Under the terms of the Merger Agreement, the combined company will be renamed "Johnson Controls International plc," and the shares of the combined company will be listed on the New York Stock Exchange and trade under the symbol "JCI." The Merger Agreement also provides for the combined company to maintain Tyco’s Irish legal domicile and global headquarters in Cork, Ireland and for its primary operational headquarters in North America to be in Milwaukee, Wisconsin.

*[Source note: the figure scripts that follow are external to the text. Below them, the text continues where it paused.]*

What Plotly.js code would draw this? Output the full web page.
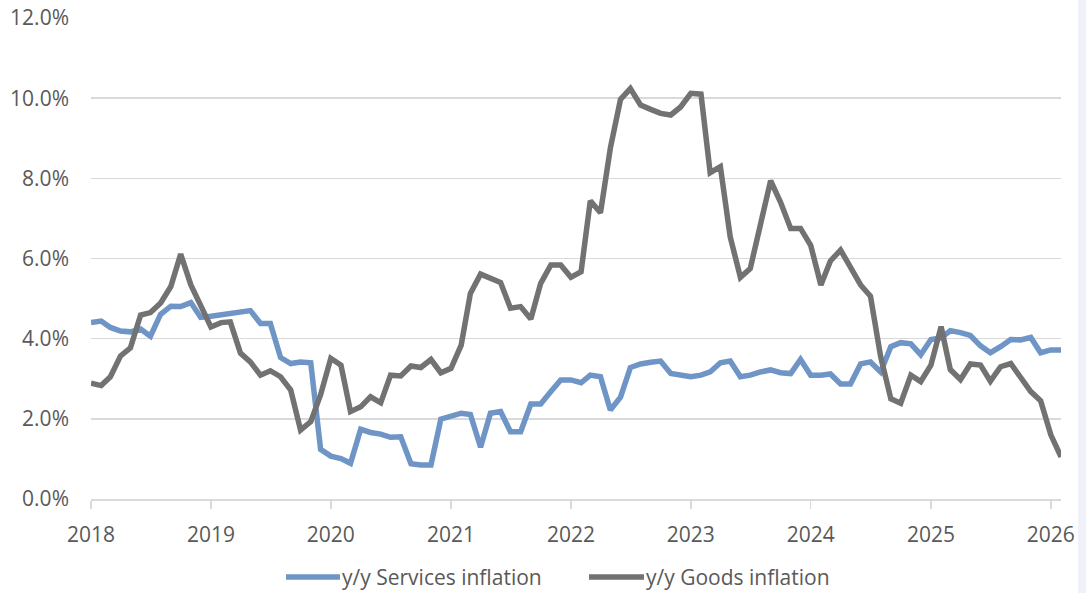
<!DOCTYPE html>
<html>
<head>
<meta charset="utf-8">
<script src="https://cdn.plot.ly/plotly-3.0.1.min.js"></script>
<style>html,body{margin:0;padding:0;background:#fff;}#chart{width:1086px;height:593px;}</style>
</head>
<body>
<div id="chart"></div>
<script>
// Monthly observations, Jan 2018 – Feb 2026
const startYear = 2018, startMonth = 1, nMonths = 98;
const services = [
  4.40, 4.44, 4.28, 4.19, 4.17, 4.24, 4.06, 4.61, 4.81, 4.80, 4.90, 4.53,
  4.56, 4.59, 4.65, 4.65, 4.70, 4.38, 4.38, 3.53, 3.38, 3.42, 3.40, 1.24,
  1.07, 1.01, 0.89, 1.74, 1.66, 1.62, 1.54, 1.55, 0.88, 0.85, 0.85, 1.99,
  2.07, 2.14, 2.11, 1.29, 2.14, 2.18, 1.68, 1.68, 2.37, 2.37, 2.68, 2.97,
  2.97, 2.90, 3.09, 3.05, 2.22, 2.54, 3.28, 3.37, 3.41, 3.44, 3.13, 3.09,
  3.05, 3.09, 3.17, 3.40, 3.44, 3.05, 3.09, 3.17, 3.22, 3.15, 3.13, 3.48,
  3.09, 3.09, 3.12, 2.87, 2.87, 3.37, 3.42, 3.17, 3.80, 3.90, 3.87, 3.60,
  3.98, 4.02, 4.20, 4.15, 4.08, 3.82, 3.65, 3.80, 3.98, 3.97, 4.03, 3.65,
  3.72, 3.72
];
const goods = [
  2.89, 2.83, 3.05, 3.57, 3.77, 4.59, 4.65, 4.89, 5.30, 6.11, 5.34, 4.80,
  4.29, 4.40, 4.42, 3.64, 3.42, 3.09, 3.20, 3.05, 2.72, 1.72, 1.93, 2.60,
  3.51, 3.34, 2.18, 2.30, 2.55, 2.40, 3.09, 3.07, 3.32, 3.28, 3.48, 3.15,
  3.26, 3.84, 5.13, 5.61, 5.50, 5.40, 4.76, 4.80, 4.49, 5.38, 5.84, 5.84,
  5.53, 5.67, 7.44, 7.14, 8.75, 9.97, 10.24, 9.83, 9.72, 9.62, 9.58, 9.78,
  10.12, 10.10, 8.14, 8.29, 6.54, 5.53, 5.75, 6.87, 7.94, 7.41, 6.75, 6.75,
  6.33, 5.34, 5.94, 6.21, 5.79, 5.34, 5.06, 3.55, 2.50, 2.39, 3.09, 2.93,
  3.34, 4.30, 3.23, 2.98, 3.37, 3.34, 2.94, 3.30, 3.38, 3.01, 2.68, 2.45,
  1.60, 1.05
];
const seriesNames = ['y/y Services inflation', 'y/y Goods inflation'];
const seriesColors = ['#6e95c5', '#727272'];
const yearTicks = ['2018','2019','2020','2021','2022','2023','2024','2025','2026'];

function monthDate(i){
  const m0 = startMonth - 1 + i;
  const y = startYear + Math.floor(m0 / 12);
  const m = (m0 % 12) + 1;
  return y + '-' + String(m).padStart(2,'0') + '-01';
}
const dates = [];
for (let i = 0; i < nMonths; i++) dates.push(monthDate(i));

const FONT = '"Open Sans", "DejaVu Sans", sans-serif';
const TXT = '#595959';
const FS = 21;

const traces = [
  {x: dates, y: services, name: seriesNames[0], type: 'scatter', mode: 'lines',
   line: {color: seriesColors[0], width: 5.5}},
  {x: dates, y: goods, name: seriesNames[1], type: 'scatter', mode: 'lines',
   line: {color: seriesColors[1], width: 5.5}}
];

// legend drawn as line samples + text (paper coordinates)
const legY = -0.1622;
const legItems = [
  {x0: 0.2010, x1: 0.2567, tx: 0.2578},
  {x0: 0.5134, x1: 0.5701, tx: 0.5712}
];
const legendShapes = legItems.map((p, i) => ({
  type: 'line', xref: 'paper', yref: 'paper', x0: p.x0, x1: p.x1, y0: legY, y1: legY,
  line: {color: seriesColors[i], width: 5.5}
}));
const legendAnn = legItems.map((p, i) => ({
  xref: 'paper', yref: 'paper', x: p.tx, y: legY, xanchor: 'left', yanchor: 'middle',
  text: seriesNames[i], showarrow: false, borderpad: 0,
  font: {family: FONT, size: 21, color: TXT}
}));

const layout = {
  width: 1086, height: 593,
  margin: {l: 91, r: 25, t: 18, b: 94, autoexpand: false},
  paper_bgcolor: '#ffffff', plot_bgcolor: '#ffffff',
  font: {family: FONT, size: FS, color: TXT},
  showlegend: false,
  xaxis: {
    type: 'date',
    range: [dates[0], dates[nMonths - 1]],
    tickmode: 'array',
    tickvals: yearTicks.map(y => y + '-01-01'),
    ticktext: yearTicks,
    showgrid: false,
    showline: true, linecolor: '#d9d9d9', linewidth: 1.5,
    ticks: 'outside', ticklen: 8, tickcolor: '#d9d9d9', tickwidth: 1.5,
    tickfont: {family: FONT, size: FS, color: TXT},
    ticklabelstandoff: 8,
    zeroline: false, fixedrange: true
  },
  yaxis: {
    range: [0, 12],
    tickmode: 'linear', tick0: 0, dtick: 2,
    tickformat: '.1f', ticksuffix: '%',
    showgrid: true, gridcolor: '#d9d9d9', gridwidth: 1.5,
    showline: false, zeroline: false,
    ticks: '', ticklabelstandoff: 21,
    tickfont: {family: FONT, size: FS, color: TXT},
    fixedrange: true
  },
  annotations: legendAnn,
  shapes: [
    {type: 'rect', xref: 'paper', yref: 'paper', x0: 1.0175, x1: 1.05, y0: -0.2, y1: 1.05,
     fillcolor: '#eef2f8', line: {width: 0}, layer: 'below'}
  ].concat(legendShapes)
};

Plotly.newPlot('chart', traces, layout, {displayModeBar: false, staticPlot: true});
</script>
</body>
</html>
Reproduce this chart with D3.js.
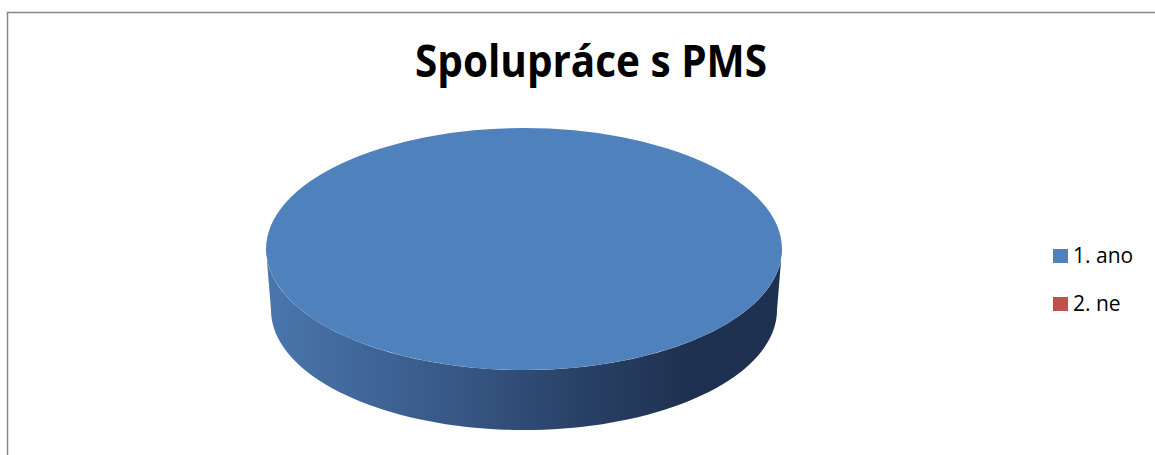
<!DOCTYPE html>
<html>
<head>
<meta charset="utf-8">
<script src="https://cdn.jsdelivr.net/npm/d3@7"></script>
<style>
  html, body { margin: 0; padding: 0; background: #fff; overflow: hidden; }
  svg { display: block; }
</style>
</head>
<body>
<div id="chart"></div>
<script>
// chart data
const title = 'Spolupráce s PMS';
const categories = ['1. ano', '2. ne'];
const values = [100, 0];
const colors = ['#4f81bd', '#c0504d'];
const sideColors = [['#4a76ae', '#1f3150'], ['#b04a47', '#6e2a28']];

const W = 1155, H = 455;

const svg = d3.select('#chart')
  .append('svg')
  .attr('width', W)
  .attr('height', H);

// chart area border (runs off right/bottom like in the original)
svg.append('rect')
  .attr('x', 7.5)
  .attr('y', 12.5)
  .attr('width', W + 20)
  .attr('height', H + 20)
  .attr('fill', 'none')
  .attr('stroke', '#878787')
  .attr('stroke-width', 1.5);

// title
svg.append('text')
  .attr('x', 591)
  .attr('y', 77)
  .attr('text-anchor', 'middle')
  .attr('textLength', 352)
  .attr('lengthAdjust', 'spacingAndGlyphs')
  .style('font-family', '"Open Sans", "Liberation Sans", sans-serif')
  .style('font-weight', 'bold')
  .style('font-size', '44px')
  .style('fill', '#000')
  .text(title);

// 3D pie geometry
const cx = 524, cy = 249;
const rx = 258, ry = 121;
const depth = 61;
const rx2 = 253, ry2 = 120;   // bottom rim slightly narrower (perspective)

const pie = d3.pie().sort(null).value(d => d)
  .startAngle(0).endAngle(2 * Math.PI);
const arcs = pie(values);

// gradients for the sides
const defs = svg.append('defs');
arcs.forEach((a, i) => {
  const g = defs.append('linearGradient')
    .attr('id', 'side' + i)
    .attr('gradientUnits', 'userSpaceOnUse')
    .attr('x1', cx - rx).attr('x2', cx + rx)
    .attr('y1', 0).attr('y2', 0);
  const c = sideColors[i];
  const mid = d3.interpolateRgb(c[0], c[1]);
  g.append('stop').attr('offset', '0%').attr('stop-color', c[0]);
  g.append('stop').attr('offset', '35%').attr('stop-color', mid(0.42));
  g.append('stop').attr('offset', '62%').attr('stop-color', mid(0.78));
  g.append('stop').attr('offset', '82%').attr('stop-color', c[1]);
  g.append('stop').attr('offset', '100%').attr('stop-color', c[1]);
});

// angle -> point on an ellipse (d3 angle convention, 0 at 12 o'clock)
const pt = (a, erx, ery, dy) => [cx + erx * Math.sin(a), cy + dy - ery * Math.cos(a)];

// side walls: only the front half (PI/2 .. 3PI/2) is visible
const sides = svg.append('g');
arcs.forEach((a, i) => {
  if (a.value <= 0) return;
  const s = Math.max(a.startAngle, Math.PI / 2);
  const e = Math.min(a.endAngle, 3 * Math.PI / 2);
  if (e <= s) return;
  const n = 80;
  const topPts = d3.range(n + 1).map(k => pt(s + (e - s) * k / n, rx, ry, 0));
  const botPts = d3.range(n + 1).map(k => pt(e - (e - s) * k / n, rx2, ry2, depth));
  sides.append('path')
    .attr('d', d3.line()(topPts.concat(botPts)) + 'Z')
    .attr('fill', 'url(#side' + i + ')');
});

// top face
const arc = d3.arc().innerRadius(0).outerRadius(rx);
svg.append('g')
  .attr('transform', `translate(${cx},${cy}) scale(1,${ry / rx})`)
  .selectAll('path')
  .data(arcs.filter(d => d.value > 0))
  .join('path')
  .attr('d', arc)
  .attr('fill', d => colors[d.index]);

// legend
const legend = svg.append('g').attr('transform', 'translate(1053,249)');
const item = legend.selectAll('g')
  .data(categories)
  .join('g')
  .attr('transform', (d, i) => `translate(0,${i * 48})`);
item.append('rect')
  .attr('width', 15)
  .attr('height', 14)
  .attr('fill', (d, i) => colors[i]);
item.append('text')
  .attr('x', 20)
  .attr('y', 14)
  .style('font-family', '"Open Sans", "Liberation Sans", sans-serif')
  .style('font-size', '21px')
  .style('fill', '#000')
  .text(d => d);
</script>
</body>
</html>
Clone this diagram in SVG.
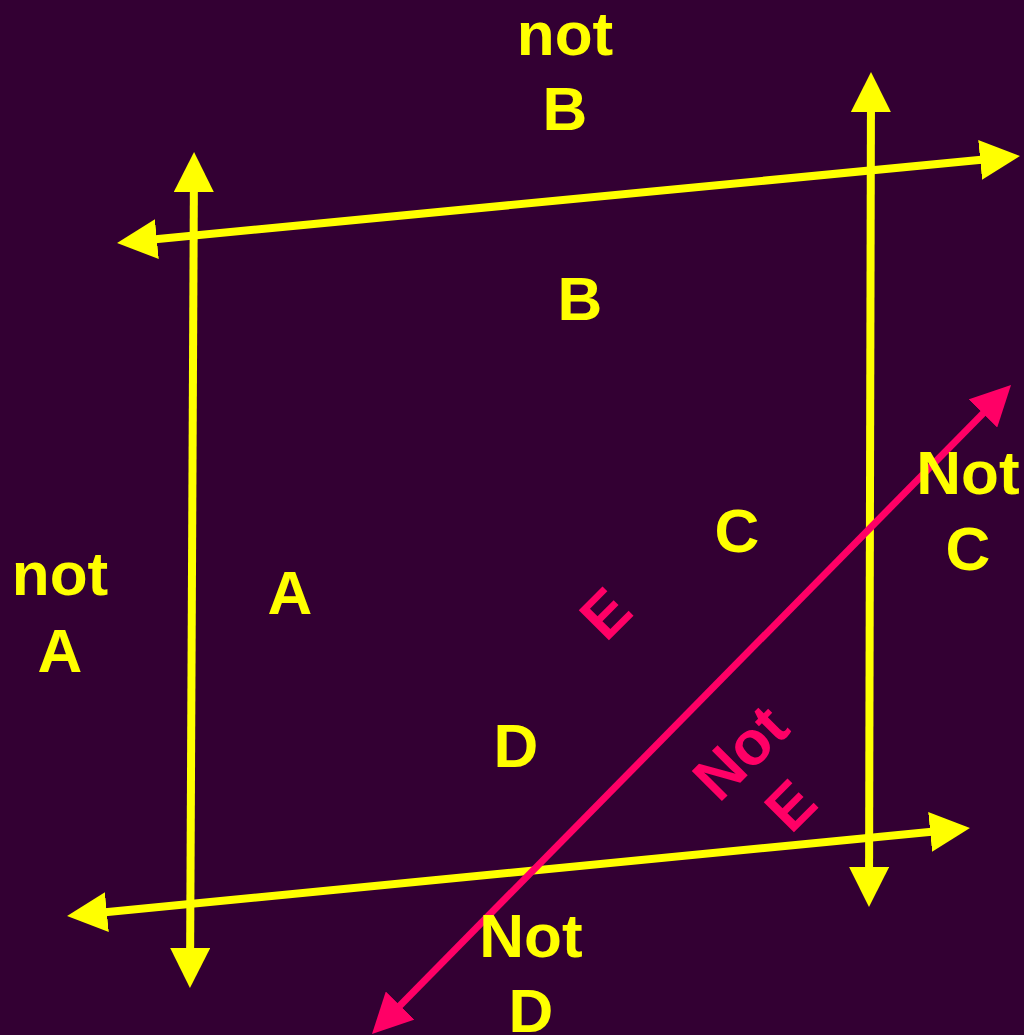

At the effective time of the merger, the board of directors of the combined company will consist of eleven directors, six of whom will be directors of the Company’s board of directors prior to the closing and five of whom will be directors of the Tyco board of directors prior to the closing, comprised of the Company’s and Tyco’s current Chief Executive Officers and nine other directors mutually agreed between the Company and Tyco. One of the six directors from the Company’s board of directors prior to the closing shall be elected independent lead director. As of the effective time of the merger, Alex A. Molinaroli, the Company’s current Chairman, President, and Chief Executive Officer, will be appointed as Chairman and Chief Executive Officer of the combined company, and George R. Oliver, Tyco’s current Chief Executive Officer, will serve as President and Chief Operating Officer of the combined company. Mr. Oliver will succeed Mr. Molinaroli as Chief Executive Officer on the 18-month anniversary of the effective time (or such earlier time that Mr. Molinaroli ceases to be Chief Executive Officer). At that time, Mr. Molinaroli will become the Executive Chair, with the executive functions set forth in his employment agreement, and will serve in such role for 12 months. Following such 12-month period (or such earlier time that Mr. Molinaroli ceases to be Chairman) (the "Second Succession Date"), Mr. Oliver will become Chairman and Chief Executive Officer of the combined company. From the effective time until the date that is 3 months after the Second Succession Date, the appointment, removal or replacement of the Chief Executive Officer, Chairman, Executive Chairman, President or Chief Operating Officer of the combined company other than as described in this paragraph would require the affirmative vote of at least 75% of the non-executive directors of the combined company.